Off the Wall

Clever moves such as the recruitment of Kevin Sheedy as coach of the AFL's future Western Sydney team masquerades the actual enormity of the challenge the AFL is issuing rugby league - and other codes - from 2011 onwards.

I know little about the AFL, but enough to know that Sheedy is one of the greatest coaches, and finest ambassadors. His appointment is a significantly more credible one than the "recruitment" of Karmichael Hunt by the future Gold Coast AFL team.

But the real test for rugby league in particular, and other codes in general, is the dollars the AFL is putting into its Western Sydney and Gold Coast franchises.

I saw a figure of $35 million over a four year period mentioned for Western Sydney alone. I understand the total spend is significantly more than that.

I read somewhere that the total budget for the development programme of the AFL in the two new target areas is something like $130 million over a five or six year period.

Because rugby league has a divided administrative structure it is just about impossible to work out what our game - under the ARL/NRL, and state entities - is spending on development. But it is safe to say it would be a fraction of what the AFL is going to spend in two areas alone.

Readers might well ask how can the spending gap be so great?

I think there are two answers.
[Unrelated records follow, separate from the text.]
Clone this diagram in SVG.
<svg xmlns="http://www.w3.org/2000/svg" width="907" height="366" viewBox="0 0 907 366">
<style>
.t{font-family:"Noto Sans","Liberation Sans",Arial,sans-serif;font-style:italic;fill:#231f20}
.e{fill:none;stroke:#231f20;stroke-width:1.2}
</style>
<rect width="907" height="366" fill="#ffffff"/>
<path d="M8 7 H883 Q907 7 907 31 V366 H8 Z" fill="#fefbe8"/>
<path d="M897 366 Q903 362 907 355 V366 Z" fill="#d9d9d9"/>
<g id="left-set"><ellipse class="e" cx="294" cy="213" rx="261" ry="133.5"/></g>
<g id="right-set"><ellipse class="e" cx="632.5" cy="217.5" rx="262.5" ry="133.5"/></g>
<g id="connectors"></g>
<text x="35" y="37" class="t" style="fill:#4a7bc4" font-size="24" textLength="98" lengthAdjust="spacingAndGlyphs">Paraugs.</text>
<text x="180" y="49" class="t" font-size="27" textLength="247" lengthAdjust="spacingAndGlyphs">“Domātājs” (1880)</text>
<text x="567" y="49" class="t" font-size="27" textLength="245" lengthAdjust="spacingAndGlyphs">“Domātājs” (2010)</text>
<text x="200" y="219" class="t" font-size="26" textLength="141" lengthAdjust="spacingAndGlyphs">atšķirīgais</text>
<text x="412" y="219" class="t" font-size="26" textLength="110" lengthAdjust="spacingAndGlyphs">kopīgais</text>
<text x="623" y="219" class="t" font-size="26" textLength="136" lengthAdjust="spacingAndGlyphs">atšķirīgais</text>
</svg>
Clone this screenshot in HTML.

Firstly, the AFL has a much more efficient, streamlined administrative structure. Rugby league has a cumbersome hangover from the peace settlement at the end of the Super League war.

But the biggest factor is that the AFL gets around $50 million a year more from its television rights agreements than rugby league does. One estimate puts it as high as $60 million a year.

The AFL expansion plan is not basically about taking on rugby league, or soccer. It is essentially all about lifting the AFL's bargaining power in its forthcoming negotiations over television rights beyond 2011.

What concerns me is that while our bargaining power is going to be stronger because the game is rating well on free to air television, and trouncing the AFL on pay, we may well struggle to narrow the "gap" between what the AFL gets, and what we get, post 2011-2012.

If that happens, the AFL will simply have more spare funds to try and entrench itself in its targeted growth areas.

The biggest impact won't be on our crowds, but on sponsorship.

If the AFL is able to "buy" a substantial viewing audience, and overall presence, in Western Sydney and on the Gold Coast, the sponsorship dollars will follow - dollars that won't be available for rugby league, soccer and other sports.

When it comes to quality of product on television rugby league leaves the AFL for dead.

But that is not how the television deals are going to be settled. They will be based on the pulling power of each code in the market place - and in this case the media market place.

That is what the recruitment of a high profile and widely respected coach is all about - and it is what the extraordinary "spend" the AFL is committed to in Western Sydney and the Gold Coast is all about.

I agree with the club CEO's who have commented that the appointment of Kevin Sheedy is a smart PR move, and is a challenge, but the real challenge is that the club and code he will be promoting have serious dollars to spend - a spend we will struggle to go anywhere near matching.